The Legion of Mary and the Sacred Heart

Frank Duff, our founder was born on June 7th 1889 and died on November 7th 1980. What those dates have in common is the fact that they were both First Fridays, days that are probably devoted to the Sacred Heart in the life of the Church. Probably the last thing Frank Duff saw before he died was the picture of the Sacred Heart hanging on the wall opposite his bed. Of course, the picture of the Sacred Heart played a significant role in many stages in the life of the Legion and it still does in the prayer life and apostolate of the Legion.

The picture of the Sacred Heart presided at the first meeting of the Legion in 1921 along with Mary represented by her statue on a little altar. The headquarters of the Legion were consecrated to the Sacred Heart and the Concilium Officers were also consecrated to Him during a special Mass. The first invocation the Legionary makes in the opening prayers is: “Most Sacred Heart of Jesus have mercy on us”. The Enthronement of the Sacred Heart is one of the oldest and most treasured apostolates of the Legion and one that Frank Duff himself personally engaged in. The month of June would be a good time to reflect on the and renew our devotion to the Sacred Heart.

In Sacred Scripture the heart is the symbol of the deepest centre and identity of a person. In the case of Jesus it means that it is love that defines Him. Loves is His most specific characteristic. The Sacred Heart is the human language for revealing the basic fact that God is Love. In devotion to the Heart of Jesus we are honouring the human and divine love that Jesus has for each one of us. That is essentially what the Gospel is: that God loved us while we were still sinners. In a few words, devotion to the Sacred Heart means that we have a practical understanding and realisation of the place that Jesus has in our lives as God and man and especially His Love for us. And we try to respond to Him by dedicating and entrusting ourselves to His Sacred Heart as the symbol of His infinite and personal love for us. This devotion goes to the very heart of evangelisation. What else are we called to but to let every one that we meet know that they are infinitely important to God and eternally loved by Him.

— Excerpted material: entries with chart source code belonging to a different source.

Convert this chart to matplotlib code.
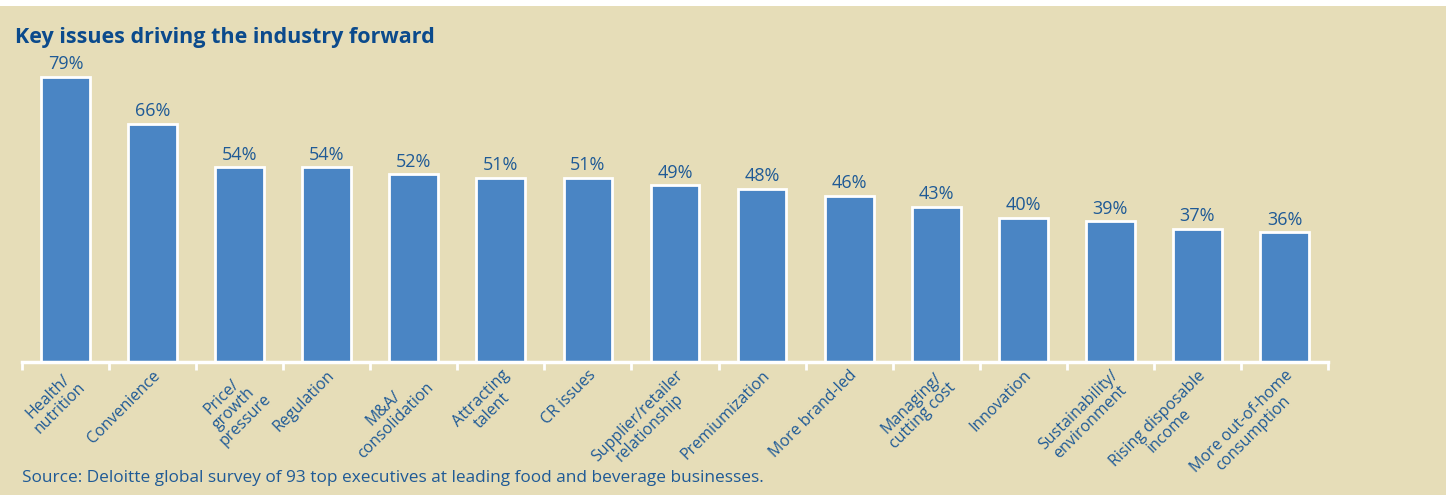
import numpy as np
import matplotlib.pyplot as plt

plt.rcParams['font.family'] = ['Open Sans', 'DejaVu Sans']

categories = ['Health/\nnutrition', 'Convenience', 'Price/\ngrowth\npressure',
              'Regulation', 'M&A/\nconsolidation', 'Attracting\ntalent',
              'CR issues', 'Supplier/retailer\nrelationship', 'Premiumization',
              'More brand-led', 'Managing/\ncutting cost', 'Innovation',
              'Sustainability/\nenvironment', 'Rising disposable\nincome',
              'More out-of-home\nconsumption']
values = [79, 66, 54, 54, 52, 51, 51, 49, 48, 46, 43, 40, 39, 37, 36]

BG = '#E6DDB8'
BAR = '#4A85C4'
TXT = '#1F5A96'
TITLE = '#0B4A8C'

W, H = 1446, 495
fig = plt.figure(figsize=(W / 100, H / 100), dpi=100)
fig.patch.set_facecolor('white')
# beige panel below a thin white strip
fig.patches.append(plt.Rectangle((0, 0), 1, 1 - 6 / H, transform=fig.transFigure,
                                 facecolor=BG, edgecolor='none', zorder=-10))

left, right, base = 22, 1328, 362
ytop = 80
px_per = (base - 77) / 79
ax_h = ytop * px_per
ax = fig.add_axes([left / W, (H - base) / H, (right - left) / W, ax_h / H])
ax.set_facecolor('none')

x = np.arange(len(values))
bars = ax.bar(x, values, width=0.56, color=BAR, edgecolor='white', linewidth=2)
for xi, v in zip(x, values):
    ax.text(xi, v + 1.0, f'{v}%', ha='center', va='bottom', fontsize=13, color=TXT)

ax.set_xlim(-0.5, len(values) - 0.5)
ax.set_ylim(0, ytop)
for s in ['top', 'left', 'right']:
    ax.spines[s].set_visible(False)
ax.spines['bottom'].set_color('white')
ax.spines['bottom'].set_linewidth(2.5)
ax.set_yticks([])

ax.set_xticks(x)
ax.set_xticklabels(categories, rotation=45, ha='right', va='top',
                   rotation_mode='anchor', multialignment='center',
                   fontsize=11.5, color=TXT, linespacing=1.05)
ax.tick_params(axis='x', which='major', length=0, pad=4)
ax.set_xticks(np.arange(-0.5, len(values)), minor=True)
ax.tick_params(axis='x', which='minor', length=6, width=2, color='white')

fig.text(15 / W, 1 - 37 / H, 'Key issues driving the industry forward',
         fontsize=15.5, fontweight='bold', color=TITLE, va='center', ha='left')
fig.text(22 / W, 1 - 478 / H,
         'Source: Deloitte global survey of 93 top executives at leading food and beverage businesses.',
         fontsize=12.4, color=TXT, va='center', ha='left')

fig.savefig('out.png', dpi=100, facecolor=fig.get_facecolor())
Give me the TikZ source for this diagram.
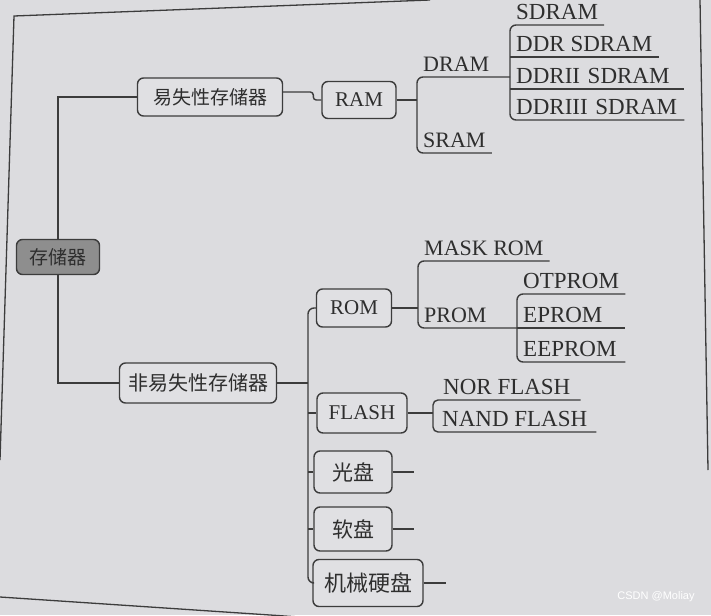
\documentclass[tikz,border=0pt]{standalone}
\usepackage{fontspec}
\setmainfont{Liberation Serif}
\newfontfamily\cjk{Noto Sans CJK SC}
\newfontfamily\wmfont{Liberation Sans}
\usetikzlibrary{calc}
\definecolor{paper}{HTML}{DCDCDF}
\definecolor{boxfill}{HTML}{E0E0E3}
\definecolor{rootfill}{HTML}{8E8E8E}
\definecolor{ink}{HTML}{2E2E2E}
\definecolor{linec}{HTML}{3C3C3C}
\tikzset{
  conn/.style={draw=linec, line width=1.4pt},
  framec/.style={draw=linec, line width=1.3pt},
  cbox/.style={draw=linec, line width=1.4pt, rounded corners=6pt, fill=boxfill, text=ink, inner sep=0pt, font=\cjk\fontsize{19}{19}\selectfont},
  lbox/.style={draw=linec, line width=1.4pt, rounded corners=6pt, fill=boxfill, text=ink, inner sep=0pt, font=\fontsize{21}{21}\selectfont},
  leaf/.style={anchor=south west, inner xsep=6pt, inner ysep=5.5pt, text depth=0pt, text=ink, font=\fontsize{22}{22}\selectfont},
  leaftwo/.style={leaf, font=\fontsize{23}{23}\selectfont},
}
\begin{document}
\begin{tikzpicture}[x=1pt,y=-1pt]
\useasboundingbox (0,0) rectangle (711,615);
\fill[paper] (0,0) rectangle (711,615);
\begin{scope}
\clip (0,0) rectangle (711,615);
\draw[framec] (430,0) -- (14,16) -- (0,460);
\draw[framec] (700,0) -- (708,470);
\draw[framec] (0,597) -- (300,617);
\end{scope}

% boxes
\node[cbox, fill=rootfill, minimum width=83pt, minimum height=35pt] (root) at (58,257) {存储器};
\node[cbox, minimum width=145pt, minimum height=38pt] (vol) at (210,97) {易失性存储器};
\node[cbox, minimum width=157pt, minimum height=40pt, font=\cjk\fontsize{20}{20}\selectfont] (nonvol) at (198,383) {非易失性存储器};
\node[lbox, minimum width=74pt, minimum height=37pt] (ram) at (359,100) {RAM};
\node[lbox, minimum width=75pt, minimum height=38pt] (rom) at (354,308) {ROM};
\node[lbox, minimum width=90pt, minimum height=40pt] (flash) at (362,413) {FLASH};
\node[cbox, minimum width=78pt, minimum height=42pt, font=\cjk\fontsize{21}{21}\selectfont] (gp) at (353,472) {光盘};
\node[cbox, minimum width=78pt, minimum height=44pt, font=\cjk\fontsize{21}{21}\selectfont] (rp) at (353,529) {软盘};
\node[cbox, minimum width=110pt, minimum height=47pt, font=\cjk\fontsize{22}{22}\selectfont] (hdd) at (368,583) {机械硬盘};

% leaves
\node[leaf] (dram) at (417,77) {DRAM};
\node[leaf] (sram) at (417,153) {SRAM};
\node[leaftwo] (sdram) at (510,25) {SDRAM};
\node[leaftwo] (ddr) at (510,57) {DDR SDRAM};
\node[leaftwo, text width=162pt, align=left] (ddr2) at (510,89) {DDRII SDRAM};
\node[leaftwo, text width=162pt, align=left] (ddr3) at (510,120) {DDRIII SDRAM};
\node[leaf] (mask) at (418,261) {MASK ROM};
\node[leaf] (prom) at (418,328) {PROM};
\node[leaftwo, text width=96pt, align=left] (otprom) at (517,294) {OTPROM};
\node[leaftwo, text width=96pt, align=left] (eprom) at (517,328) {EPROM};
\node[leaftwo, text width=96pt, align=left] (eeprom) at (517,362) {EEPROM};
\node[leaftwo, inner xsep=10pt] (nor) at (433,400) {NOR FLASH};
\node[leaftwo, inner xsep=9pt] (nand) at (433,432) {NAND FLASH};

% connectors
\draw[conn] (root.north) |- (vol.west);
\draw[conn] (root.south) |- (nonvol.west);
\draw[conn, rounded corners=3pt] ($(vol.east)+(0,-5)$) -| ($(ram.west)+(-8,0)$) -- (ram.west);
\draw[conn] (ram.east) -- (ram.east -| dram.south west);
\draw[conn, rounded corners=6pt] (dram.south west -| sdram.south west) -- (dram.south west) -- (sram.south west) -- (sram.south east);
\draw[conn, rounded corners=6pt] (sdram.south east) -- (sdram.south west) -- (ddr3.south west) -- (ddr3.south east);
\draw[conn] (ddr.south west) -- (ddr.south east);
\draw[conn] (ddr2.south west) -- (ddr2.south east);

\coordinate (nvb) at (308,383);
\draw[conn] (nonvol.east) -- (nvb);
\draw[conn, rounded corners=6pt] (rom.west) -- (rom.west -| nvb) -- (hdd.west -| nvb) -- (hdd.west);
\draw[conn] (flash.west -| nvb) -- (flash.west);
\draw[conn] (gp.west -| nvb) -- (gp.west);
\draw[conn] (rp.west -| nvb) -- (rp.west);
\coordinate (gpend) at ($(gp.east)+(21,0)$);
\coordinate (rpend) at ($(rp.east)+(21,0)$);
\coordinate (hddend) at ($(hdd.east)+(22,0)$);
\draw[conn] (gp.east) -- (gpend);
\draw[conn] (rp.east) -- (rpend);
\draw[conn] (hdd.east) -- (hddend);

\draw[conn] (rom.east) -- (rom.east -| mask.south west);
\draw[conn, rounded corners=6pt] (mask.south east) -- (mask.south west) -- (prom.south west) -- (prom.south west -| otprom.south west);
\draw[conn, rounded corners=6pt] (otprom.south east) -- (otprom.south west) -- (eeprom.south west) -- (eeprom.south east);
\draw[conn] (eprom.south west) -- (eprom.south east);

\draw[conn] (flash.east) -- (flash.east -| nor.south west);
\draw[conn, rounded corners=5pt] (nor.south east) -- (nor.south west) -- (nand.south west) -- (nand.south east);

% watermark
\node[font=\wmfont\fontsize{11}{11}\selectfont, text=white] (wm) at (656,597) {CSDN @Moliay};
\end{tikzpicture}
\end{document}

Pope Leo XIII is remembered for many great things: we think, for example, of his great social encyclicals, his preaching of the Rosary, his promotion of the teaching of St. Thomas in Universities, seminaries and houses of religious formation. But he said that his act of Consecrating the human race to the Sacred Heart was the greatest act of his pontificate. It would be a beautiful thing for a legionary to be able to say that he or she was instrumental under God for enthroning the Sacred Heart in the centre of a family home. To enthrone or consecrate a home to the Sacred Heart means to put Gods love at the centre of the home, to place a reminder of the central teaching of the Gospel in the midst of the family. The Handbook tells us that this apostolate would mean that we could take to ourselves the fullness of the Twelve Promises of the Sacred Heart. Even the tenth: ‘I will give to Priests the grace to touch the most hardened hearts’. Because we go everywhere, even to the most difficult and forbidding places as representatives of the Priest. For this reason legionaries will go with perfect confidence to grapple with cases branded ‘hopeless’. It would be wonderful if every praesidium in every part of the world would make the Enthronement of the Sacred Heart in homes an important part of its apostolate.

To really undertake this particular Legion work fully it would be good to read and study and pray about devotion to the Sacred Heart and practice some concrete way of showing our love and gratitude for the infinite gift of Himself that he gives us as symbolised by the Sacred Heart.

Of course, devotion to the Immaculate Heart of Mary is intimately associated with devotion to the Sacred Heart of Jesus. Pope Pius XII wrote: ‘By the will of God, the most Blessed Virgin Mary was inseparably joined with Christ in accomplishing the work of man’s redemption, so that our salvation flows from the love of Jesus Christ and His sufferings, intimately united with the love and sorrows of his Mother. It is then, highly fitting that after due homage has been paid to the Most Sacred Heart of Jesus, Christian people, who have obtained divine life from Christ through Mary manifest similar piety and the love of their grateful souls for the most loving heart of our Heavenly Mother’.

I leave the last words to the Handbook once more: ‘As it is the mission of Mary to bring about the reign of Jesus, so there is a special appropriateness (which should attract the special graces of the Holy Spirit) in the Legion of Mary propagating the Enthronement of the Sacred Heart.